With banks needing to retain a significant proportion of their retained earnings as capital buffers, we believe deteriorating asset quality will prevent a more significant improvement in banking sector profitability in 2013 and 2014. Furthermore, although the banking sectors Tier 1 capital adequacy ratio was 11.0% at end-2012, we believe this figure fails to adequately recognise the level of risk stemming from the sectors declining asset quality. Rather than write down losses on many of the non-performing loans on their books, many of Spain's banks have extended or refinanced them, even in situations where borrowers are unlikely to be able to pay them back. Spanish banks have refinanced 14.0% of total loans (EUR202.2bn), with over 37% of these restructured loans classified as 'doubtful' and 21% as 'substandard'.
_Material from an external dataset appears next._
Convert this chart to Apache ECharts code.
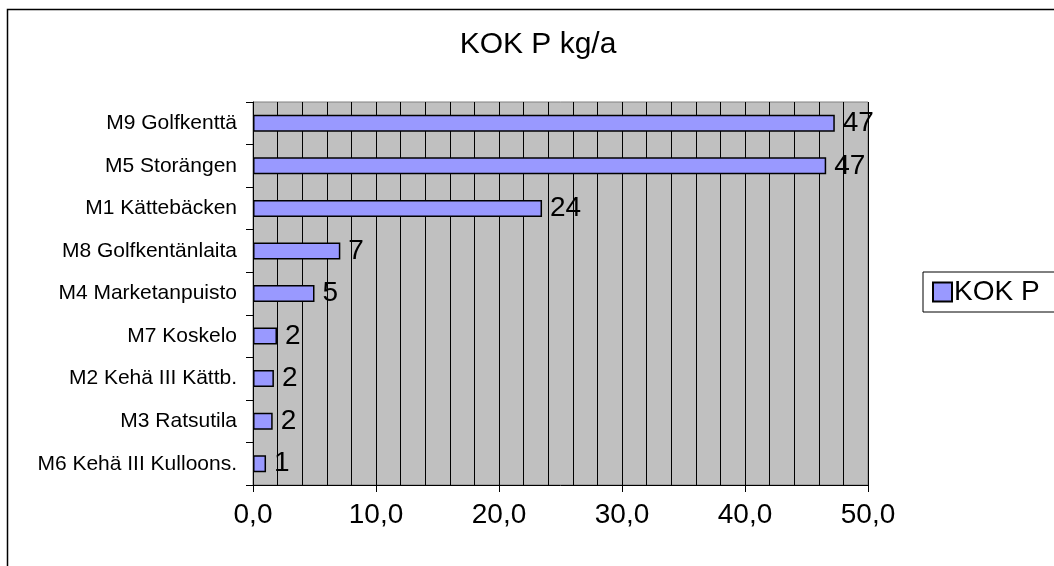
<!DOCTYPE html>
<html>
<head>
<meta charset="utf-8">
<script src="https://cdn.jsdelivr.net/npm/echarts@6/dist/echarts.min.js"></script>
<style>
  html, body { margin: 0; padding: 0; background: #fff; }
  #chart { width: 1054px; height: 566px; }
</style>
</head>
<body>
<div id="chart"></div>
<script>
// Phosphorus load per catchment (kg/a), listed top to bottom
const sites = [
  'M9 Golfkenttä',
  'M5 Storängen',
  'M1 Kättebäcken',
  'M8 Golfkentänlaita',
  'M4 Marketanpuisto',
  'M7 Koskelo',
  'M2 Kehä III Kättb.',
  'M3 Ratsutila',
  'M6 Kehä III Kulloons.'
];
const kokP = [47.3, 46.6, 23.5, 7.1, 5.0, 1.95, 1.7, 1.6, 1.06];
const seriesName = 'KOK P';
const chartTitle = 'KOK P kg/a';

const FONT = '"Liberation Sans", Arial, sans-serif';

const chart = echarts.init(document.getElementById('chart'));
chart.setOption({
  animation: false,
  backgroundColor: '#ffffff',
  textStyle: { fontFamily: FONT, color: '#000' },
  graphic: [
    {
      type: 'rect',
      shape: { x: 7.5, y: 9.5, width: 2000, height: 2000 },
      style: { fill: 'none', stroke: '#000', lineWidth: 1.5 },
      z: 0
    },
    {
      type: 'text',
      x: 538, y: 45,
      style: {
        text: chartTitle,
        font: '30px ' + FONT,
        fill: '#000',
        textAlign: 'center',
        textVerticalAlign: 'middle'
      }
    }
  ],
  legend: {
    data: [seriesName],
    left: 923,
    top: 272,
    orient: 'vertical',
    itemWidth: 19,
    itemHeight: 19,
    padding: [6, 20, 6, 9],
    borderColor: '#000',
    borderWidth: 1,
    icon: 'rect',
    textStyle: { fontSize: 28, fontFamily: FONT, color: '#000', padding: [0, 0, 0, -3] }
  },
  grid: {
    left: 253,
    right: 186,
    top: 102,
    bottom: 81,
    show: true,
    backgroundColor: '#C0C0C0',
    borderColor: '#808080',
    borderWidth: 1,
    containLabel: false
  },
  xAxis: {
    type: 'value',
    min: 0,
    max: 50,
    interval: 10,
    axisLine: { show: true, lineStyle: { color: '#000', width: 1 } },
    axisTick: { show: true, length: 7, lineStyle: { color: '#000' } },
    axisLabel: {
      fontSize: 28,
      fontFamily: FONT,
      color: '#000',
      margin: 16,
      formatter: v => v.toFixed(1).replace('.', ',')
    },
    splitLine: { show: true, lineStyle: { color: '#000', width: 1 } },
    minorTick: { show: false, splitNumber: 5 },
    minorSplitLine: { show: true, lineStyle: { color: '#000', width: 1 } }
  },
  yAxis: {
    type: 'category',
    data: sites,
    inverse: true,
    axisLine: { show: true, lineStyle: { color: '#000', width: 1 } },
    axisTick: { show: true, length: 7, lineStyle: { color: '#000' } },
    axisLabel: { fontSize: 21, fontFamily: FONT, color: '#000', margin: 16 },
    splitLine: { show: false }
  },
  series: [{
    name: seriesName,
    type: 'bar',
    data: kokP,
    barWidth: 17,
    itemStyle: { color: '#9999FF', borderColor: '#000', borderWidth: 1.5 },
    label: {
      show: true,
      position: 'right',
      distance: 8,
      fontSize: 28,
      fontFamily: FONT,
      color: '#000',
      formatter: p => Math.round(p.value)
    }
  }]
});
</script>
</body>
</html>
However, with the Bank of Spain (BDE) announcing in May that banks will have until September to reclassify all restructured loans according in accordance with tougher guidelines, we believe the NPL ratio will continue rising into H213. The rules will see banks reclassify some of these loans currently classified as 'normal', forcing banks to increase loan-loss provisions, which are likely to weigh further on loan growth and retained earnings going forward.
Risks To Outlook
Although we believe the banking sector's improving profitability has slightly reduced the risk of the sector needing to draw-down more funds from the EUR100bn bailout for now, we stress that a slower-than-expected economic recovery over the coming quarters would undoubtedly weigh on deposit growth and asset quality going forward. In such a scenario, banks would be forced to divert an even greater proportion of their profits towards loan loss provisioning and could be tempted to cut lending even further. Accordingly, we would look to downgrade our forecasts for asset and client loan growth in 2013 and 2014, and believe the need for some banks to raise further capital could force the government to draw down more funds from the total granted by the EU in this situation.